Basing Portfolio Investment Decisions on P/E Premium and Expected Returns in Pakistan’s Equity Market
Keywords:
Asset Pricing, P/E Premium, Market premium, KSE, CAPM, APTAbstract
This paper examines the relationship between P/E ratios and investment performance of equity securities in Karachi Stock Exchange (KSE) which is the national stock exchange of Pakistan having more than 600 listed companies, comprising 34 sectors of the economy. Stock price data for June 2012-July 2017 has been used to test the intended relationships. Securities for each year were sorted on the basis of price to earnings (P/E) ratio and two portfolios were constructed, each comprising 30 percent securities on the basis of highest and lowest P/E ratios.
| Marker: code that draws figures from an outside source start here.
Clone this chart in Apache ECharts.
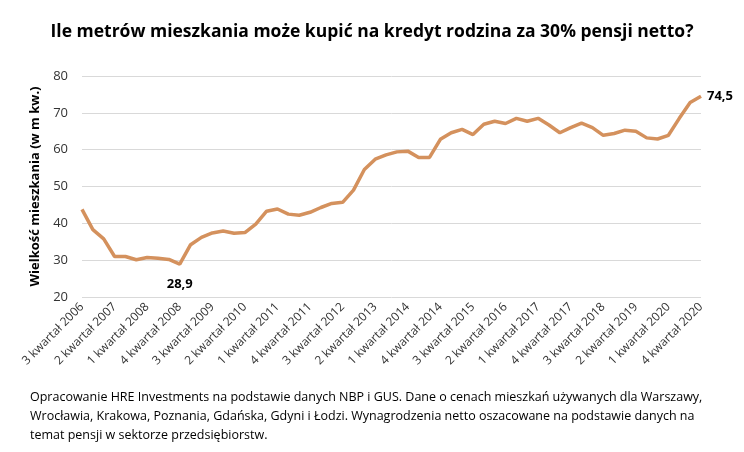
<!DOCTYPE html><html><head><meta charset="utf-8"><script src="https://cdn.jsdelivr.net/npm/echarts@6/dist/echarts.min.js"></script>
<style>body{margin:0}#c{width:744px;height:452px}</style></head><body><div id="c"></div><script>
const quarters=[3,4,1,2,3,4,1,2,3,4,1,2,3,4,1,2,3,4,1,2,3,4,1,2,3,4,1,2,3,4,1,2,3,4,1,2,3,4,1,2,3,4,1,2,3,4,1,2,3,4,1,2,3,4,1,2,3,4];
const categories=quarters.map((q,i)=>q+' kwartał '+(2006+Math.floor((i+2)/4)));
const values=[43.8,38.3,35.8,31,31,30.1,30.7,30.5,30.2,28.9,34.2,36.2,37.4,37.9,37.3,37.5,39.8,43.3,43.9,42.5,42.2,43,44.3,45.4,45.7,49,54.6,57.4,58.6,59.4,59.6,57.9,57.9,62.8,64.6,65.5,64.1,66.9,67.7,67.1,68.5,67.7,68.5,66.7,64.6,66,67.2,66,63.9,64.4,65.3,65,63.2,62.9,63.9,68.5,72.8,74.5];
const labelled={9:'28,9',57:'74,5'};
const c=echarts.init(document.getElementById('c'));
c.setOption({
title:{text:'Ile metrów mieszkania może kupić na kredyt rodzina za 30% pensji netto?',left:'center',top:18,textStyle:{fontFamily:'Open Sans',fontSize:17.5,fontWeight:'bold',color:'#000'}},
grid:{left:82,right:43,top:76,bottom:155},
xAxis:{type:'category',data:categories,boundaryGap:false,axisLine:{show:false},axisTick:{show:false},
 axisLabel:{interval:2,rotate:45,fontFamily:'Open Sans',fontSize:12,color:'#333',margin:8}},
yAxis:{type:'value',min:20,max:80,interval:10,name:'Wielkość mieszkania (w m kw.)',nameLocation:'middle',nameGap:40,
 nameTextStyle:{fontFamily:'Open Sans',fontSize:13,fontWeight:'bold',color:'#000'},
 axisLabel:{fontFamily:'Open Sans',fontSize:13,color:'#333',margin:14},splitLine:{lineStyle:{color:'#d9d9d9'}}},
series:[{type:'line',data:values.map((v,i)=>labelled[i]?{value:v,label:{show:true,formatter:labelled[i],position:i==9?'bottom':'right',distance:i==9?14:6}}:v),
 symbol:'circle',symbolSize:0,showAllSymbol:true,lineStyle:{color:'#D4915D',width:3.5},itemStyle:{color:'#D4915D'},
 label:{show:false,fontFamily:'Open Sans',fontSize:13,fontWeight:'bold',color:'#000'},labelLayout:{hideOverlap:false}}],
graphic:[{type:'text',left:30,top:388,style:{text:'Opracowanie HRE Investments na podstawie danych NBP i GUS. Dane o cenach mieszkań używanych dla Warszawy,\nWrocławia, Krakowa, Poznania, Gdańska, Gdyni i Łodzi. Wynagrodzenia netto oszacowane na podstawie danych na\ntemat pensji w sektorze przedsiębiorstw.',font:'12.5px Open Sans',lineHeight:19,fill:'#000'}}]
});
</script></body></html>
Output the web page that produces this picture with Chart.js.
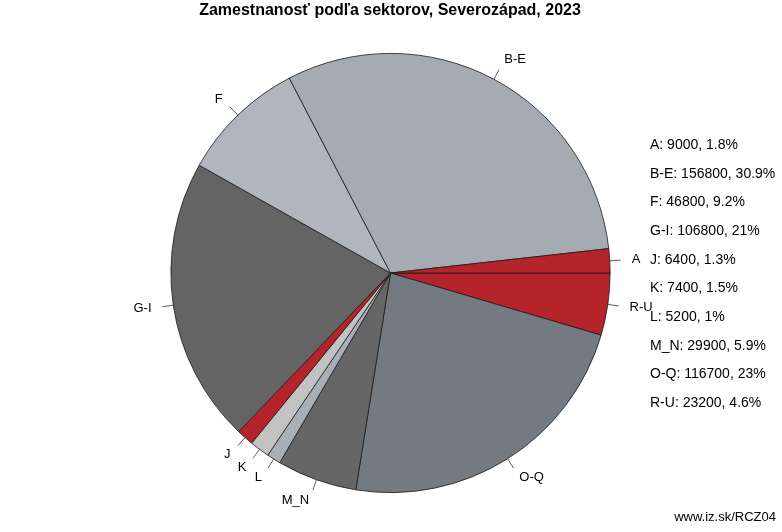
<!DOCTYPE html>
<html>
<head>
<meta charset="utf-8">
<script src="https://cdn.jsdelivr.net/npm/chart.js@4/dist/chart.umd.min.js"></script>
<style>
html,body{margin:0;padding:0;background:#fff;}
#wrap{position:relative;width:782px;height:532px;}
</style>
</head>
<body>
<div id="wrap"><canvas id="c" width="782" height="532"></canvas></div>
<script>
const titleText = "Zamestnanosť podľa sektorov, Severozápad, 2023";
const sourceText = "www.iz.sk/RCZ04";
const categories = ["A", "B-E", "F", "G-I", "J", "K", "L", "M_N", "O-Q", "R-U"];
const values = [9000, 156800, 46800, 106800, 6400, 7400, 5200, 29900, 116700, 23200];
const percents = ["1.8%", "30.9%", "9.2%", "21%", "1.3%", "1.5%", "1%", "5.9%", "23%", "4.6%"];
const colors = ["#b5232b", "#a5abb3", "#b1b6be", "#646464", "#b5232b", "#c2c2c2", "#a8afb7", "#666666", "#737a82", "#b5232b"];

// R's pie draws counterclockwise from 3 o'clock; Chart.js draws clockwise, so reverse.
const revLabels = categories.slice().reverse();
const revValues = values.slice().reverse();
const revColors = colors.slice().reverse();

const FONT = '"Liberation Sans", Arial, Helvetica, sans-serif';

const decorPlugin = {
  id: 'decor',
  afterDraw(chart) {
    const ctx = chart.ctx;
    ctx.save();
    // title
    ctx.fillStyle = '#000';
    ctx.font = 'bold 16px ' + FONT;
    ctx.textAlign = 'center';
    ctx.textBaseline = 'middle';
    ctx.fillText(titleText, 390, 11);
    // slice labels
    const meta = chart.getDatasetMeta(0);
    ctx.font = '13px ' + FONT;
    ctx.strokeStyle = '#333';
    ctx.lineWidth = 0.8;
    meta.data.forEach((arc, i) => {
      const p = arc.getProps(['x', 'y', 'startAngle', 'endAngle', 'outerRadius'], true);
      const mid = (p.startAngle + p.endAngle) / 2;
      const r = p.outerRadius;
      const c = Math.cos(mid), s = Math.sin(mid);
      ctx.beginPath();
      ctx.moveTo(p.x + r * c, p.y + r * s);
      ctx.lineTo(p.x + 1.05 * r * c, p.y + 1.05 * r * s);
      ctx.stroke();
      ctx.textAlign = c >= 0 ? 'left' : 'right';
      ctx.textBaseline = 'middle';
      ctx.fillText(revLabels[i], p.x + 1.1 * r * c, p.y + 1.1 * r * s);
    });
    // legend text
    ctx.font = '14px ' + FONT;
    ctx.textAlign = 'left';
    ctx.textBaseline = 'middle';
    categories.forEach((cat, i) => {
      ctx.fillText(cat + ': ' + values[i] + ', ' + percents[i], 650, 145 + i * 28.7);
    });
    // source
    ctx.font = '13px ' + FONT;
    ctx.textAlign = 'right';
    ctx.fillText(sourceText, 776, 517);
    ctx.restore();
  }
};

new Chart(document.getElementById('c'), {
  type: 'pie',
  data: {
    labels: revLabels,
    datasets: [{
      data: revValues,
      backgroundColor: revColors,
      borderColor: '#1a1a1a',
      borderWidth: 0.8
    }]
  },
  options: {
    responsive: false,
    animation: false,
    rotation: 90,
    layout: { padding: { top: 53, bottom: 39, left: 170.5, right: 171.5 } },
    plugins: {
      legend: { display: false },
      title: { display: false },
      tooltip: { enabled: false }
    }
  },
  plugins: [decorPlugin]
});
</script>
</body>
</html>
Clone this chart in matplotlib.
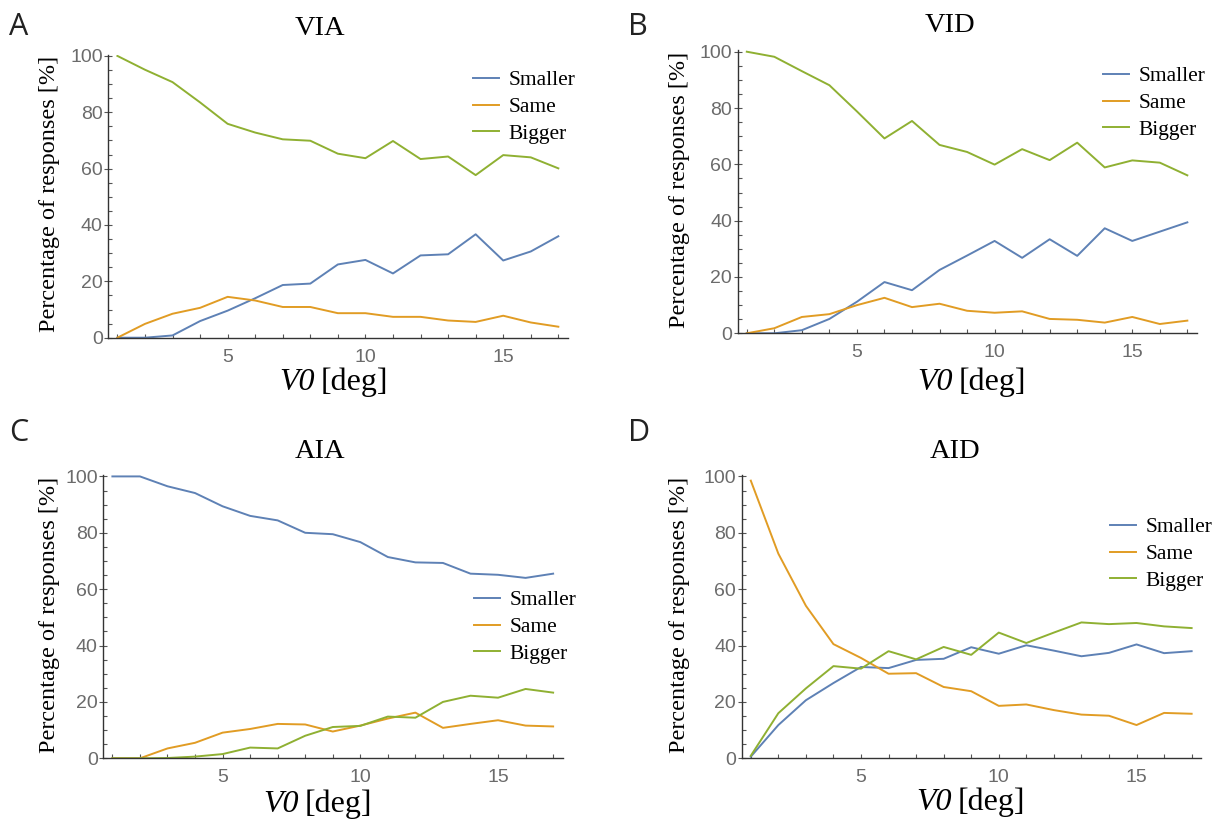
import matplotlib
matplotlib.use("Agg")
from matplotlib import pyplot as plt
from matplotlib.ticker import MultipleLocator

v0 = list(range(1, 18))

via_smaller = [0, 0, 0.8, 5.9, 9.6, 14, 18.7, 19.2, 26, 27.6, 22.8, 29.2, 29.6, 36.7, 27.4, 30.6, 36]
via_same = [0, 4.9, 8.5, 10.6, 14.5, 13.2, 10.9, 10.9, 8.7, 8.7, 7.4, 7.4, 6.1, 5.6, 7.8, 5.4, 3.9]
via_bigger = [100, 95.1, 90.7, 83.5, 75.9, 72.8, 70.4, 69.9, 65.3, 63.7, 69.8, 63.4, 64.3, 57.7, 64.8, 64, 60.1]

vid_smaller = [0, 0, 1.1, 5.1, 11.2, 18.2, 15.3, 22.5, 27.6, 32.8, 26.8, 33.4, 27.5, 37.3, 32.8, 36.1, 39.4]
vid_same = [0, 1.8, 5.8, 6.8, 10, 12.6, 9.3, 10.5, 8, 7.3, 7.8, 5.1, 4.8, 3.8, 5.8, 3.3, 4.5]
vid_bigger = [100, 98.2, 93.1, 88.1, 78.8, 69.2, 75.4, 66.9, 64.4, 59.9, 65.4, 61.5, 67.7, 58.9, 61.4, 60.6, 56.1]

aia_smaller = [100, 100, 96.5, 94.1, 89.4, 86, 84.4, 80, 79.5, 76.7, 71.4, 69.5, 69.3, 65.5, 65.1, 64, 65.5]
aia_same = [0, 0, 3.5, 5.5, 9.1, 10.4, 12.2, 12, 9.5, 11.6, 14.1, 16.2, 10.8, 12.2, 13.5, 11.6, 11.3]
aia_bigger = [0, 0, 0.1, 0.6, 1.5, 3.8, 3.5, 8, 11.1, 11.5, 14.8, 14.4, 20, 22.2, 21.5, 24.6, 23.3]

aid_smaller = [0.6, 11.8, 20.6, 26.7, 32.4, 32, 34.9, 35.3, 39.4, 37.1, 40.1, 38.2, 36.2, 37.4, 40.4, 37.3, 38]
aid_same = [98.5, 72.6, 54.1, 40.5, 35.6, 30, 30.2, 25.3, 23.8, 18.6, 19.1, 17.1, 15.5, 15.1, 11.8, 16.1, 15.8]
aid_bigger = [0.9, 16, 24.8, 32.7, 31.8, 38, 35.1, 39.5, 36.7, 44.6, 40.9, 44.6, 48.2, 47.6, 48, 46.8, 46.2]

labels = ["Smaller", "Same", "Bigger"]
colors = ["#5E81B5", "#E19C24", "#8FB032"]

SERIF = "Liberation Serif"
SANS = "Liberation Sans"

W, H = 1222, 824
fig = plt.figure(figsize=(W / 100, H / 100), dpi=100)
renderer = fig.canvas.get_renderer()


def fx(x):
    return x / W


def fy(y):
    return 1 - y / H


def v0_label(xc, yb):
    # italic "V0" followed by upright "[deg]", centred on xc
    a = fig.text(0, fy(yb), "V0", fontsize=23, family=SERIF, style="italic",
                 va="baseline")
    b = fig.text(0, fy(yb), "[deg]", fontsize=23, family=SERIF, va="baseline")
    wa = a.get_window_extent(renderer).width
    wb = b.get_window_extent(renderer).width
    gap = 6
    left = xc - (wa + gap + wb) / 2
    a.set_x(fx(left))
    b.set_x(fx(left + wa + gap))


# box (px), letter, title, ylabel x, xlabel centre, legend anchor
panels = [
    dict(box=(108.3, 54.5, 567.7, 337.7), series=(via_smaller, via_same, via_bigger),
         letter="A", letter_xy=(9, 35), title="VIA", title_xy=(320, 35),
         ylab_x=50, xlab_xy=(334, 390), leg_xy=(473, 107)),
    dict(box=(737.7, 50.3, 1196.7, 333.3), series=(vid_smaller, vid_same, vid_bigger),
         letter="B", letter_xy=(628, 35), title="VID", title_xy=(950, 32),
         ylab_x=680, xlab_xy=(972, 390), leg_xy=(1103, 103)),
    dict(box=(103.3, 475, 562.5, 758.3), series=(aia_smaller, aia_same, aia_bigger),
         letter="C", letter_xy=(9, 441), title="AIA", title_xy=(320, 458),
         ylab_x=50, xlab_xy=(318, 812), leg_xy=(474, 627)),
    dict(box=(741.7, 475, 1201, 758.3), series=(aid_smaller, aid_same, aid_bigger),
         letter="D", letter_xy=(628, 441), title="AID", title_xy=(955, 458),
         ylab_x=680, xlab_xy=(971, 810), leg_xy=(1110, 554)),
]

for p in panels:
    x0, y0, x1, y1 = p["box"]
    ax = fig.add_axes([fx(x0), fy(y1), fx(x1 - x0), (y1 - y0) / H])

    handles = []
    for vals, lab, col in zip(p["series"], labels, colors):
        (ln,) = ax.plot(v0, vals, color=col, lw=1.4, label=lab)
        handles.append(ln)

    ax.set_xlim(0.67, 17.34)
    ax.set_ylim(0, 100.5)
    for side in ("top", "right"):
        ax.spines[side].set_visible(False)
    for side in ("left", "bottom"):
        ax.spines[side].set_color("#333333")
        ax.spines[side].set_linewidth(1.0)

    ax.xaxis.set_major_locator(MultipleLocator(5))
    ax.xaxis.set_minor_locator(MultipleLocator(1))
    ax.yaxis.set_major_locator(MultipleLocator(20))
    ax.yaxis.set_minor_locator(MultipleLocator(5))
    ax.tick_params(axis="x", which="both", direction="in", length=3.2, width=0.8,
                   color="#555555", pad=8, labelsize=14, labelcolor="#6b6b6b")
    ax.tick_params(axis="y", which="major", direction="inout", length=6, width=0.8,
                   color="#555555", pad=1, labelsize=14, labelcolor="#6b6b6b")
    ax.tick_params(axis="y", which="minor", direction="in", length=3.2, width=0.8,
                   color="#555555")
    for t in ax.get_xticklabels() + ax.get_yticklabels():
        t.set_fontfamily(SANS)

    ax.legend(handles, labels, loc="center left",
              bbox_to_anchor=(fx(p["leg_xy"][0]), fy(p["leg_xy"][1])),
              bbox_transform=fig.transFigure, frameon=False,
              prop={"family": SERIF, "size": 15.5}, handlelength=1.2,
              handletextpad=0.45, labelspacing=0.32, borderpad=0, borderaxespad=0)

    lx, ly = p["letter_xy"]
    fig.text(fx(lx), fy(ly), p["letter"], fontsize=22, family="Open Sans",
             color="#222222", ha="left", va="baseline")
    tx, ty = p["title_xy"]
    fig.text(fx(tx), fy(ty), p["title"], fontsize=20.5, family=SERIF,
             ha="center", va="baseline")
    fig.text(fx(p["ylab_x"]), fy((y0 + y1) / 2 - 2), "Percentage of responses [%]",
             rotation=90, fontsize=17.5, family=SERIF, ha="center", va="center")
    v0_label(*p["xlab_xy"])

fig.savefig("out.png", dpi=100)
The difference between returns of two portfolios provided P/E premium. Further, to test the relationship between P/E ratio premium and equity market return, the portfolio returns were regressed against market premium and P/E premium. The results indicate that low P/E portfolios, on average, earned higher absolute and risk-adjusted rates of return than the high P/E securities. The results reported in this paper are consistent with the view that P/E ratio information was "fully reflected" in security prices in as rapid a manner as postulated by the semi-strong form of the efficient market hypothesis. However, the behavior of security prices over the 7-year study period does not support the efficient market hypothesis. This study also indicates that the returns on growth stock (high P/E ratio) often lag behind those of value stocks (low P/E ratios). Therefore, investors can design the investment strategies on the basis of behavior of growth stock as well as value stock for enhancing their long-term performance.